I noticed that relatedresource configures 2 different handlers, one using the higher level AddGenericHandler, which is context-aware, and a lower-level one that just implements DeleteFunc using the controller's Informer.
While I'm not familiar enough with wrangler to know if both of them are really needed, here I'm taking the chance of client-go being recently upgraded to make the latter case also be context-aware.

rmweir

LGTM

tomleb

Interesting findings. I don't understand everything yet that's going on in wrangler but I did my best to verify the fix. I created a small Go program that would register/unregister a controller for ConfigMaps with relatedresource being Secret (heh, doesn't matter). Without the fix the number of goroutines keep going up, with the fix the number of go routine stays static.

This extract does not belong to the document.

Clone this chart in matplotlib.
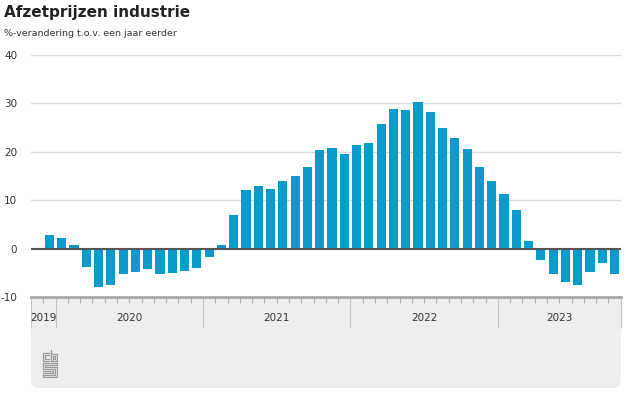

EDIT: Adding code here, might be useful, took me a while getting it to work..

main.go

package main

import (
	"context"
	"fmt"
	"os"
	goruntime "runtime"
	"time"

	"github.com/rancher/lasso/pkg/controller"
	"github.com/rancher/wrangler/v2/pkg/generated/controllers/core"
	"github.com/rancher/wrangler/v2/pkg/generic"
	"github.com/rancher/wrangler/v2/pkg/kubeconfig"
	"github.com/rancher/wrangler/v2/pkg/relatedresource"
	"github.com/rancher/wrangler/v2/pkg/schemes"
	corev1 "k8s.io/api/core/v1"
	metav1 "k8s.io/apimachinery/pkg/apis/meta/v1"
	"k8s.io/apimachinery/pkg/runtime"
	"k8s.io/apimachinery/pkg/runtime/schema"
	utilruntime "k8s.io/apimachinery/pkg/util/runtime"
)

var Scheme = runtime.NewScheme()

func init() {
	metav1.AddToGroupVersion(Scheme, schema.GroupVersion{Version: "v1"})
	utilruntime.Must(schemes.AddToScheme(Scheme))

}

func main() {
	restConfig, err := kubeconfig.GetNonInteractiveClientConfig(os.Getenv("KUBECONFIG")).ClientConfig()
	must(err)

	controllerFactory, err := controller.NewSharedControllerFactoryFromConfigWithOptions(restConfig, Scheme, nil)
	must(err)

	opts := &generic.FactoryOptions{
		SharedControllerFactory: controllerFactory,
	}

	core, err := core.NewFactoryFromConfigWithOptions(restConfig, opts)
	must(err)

	parentCtx := context.Background()

	ctx, cancel := context.WithCancel(parentCtx)
	Register(ctx, core)
	time.Sleep(5 * time.Second)
	cancel()
	time.Sleep(2 * time.Second)

	fmt.Println("SharedCacheFactory.Start")
	err = controllerFactory.SharedCacheFactory().Start(parentCtx)
	must(err)

	fmt.Println("WaitForCacheSync")
	controllerFactory.SharedCacheFactory().WaitForCacheSync(parentCtx)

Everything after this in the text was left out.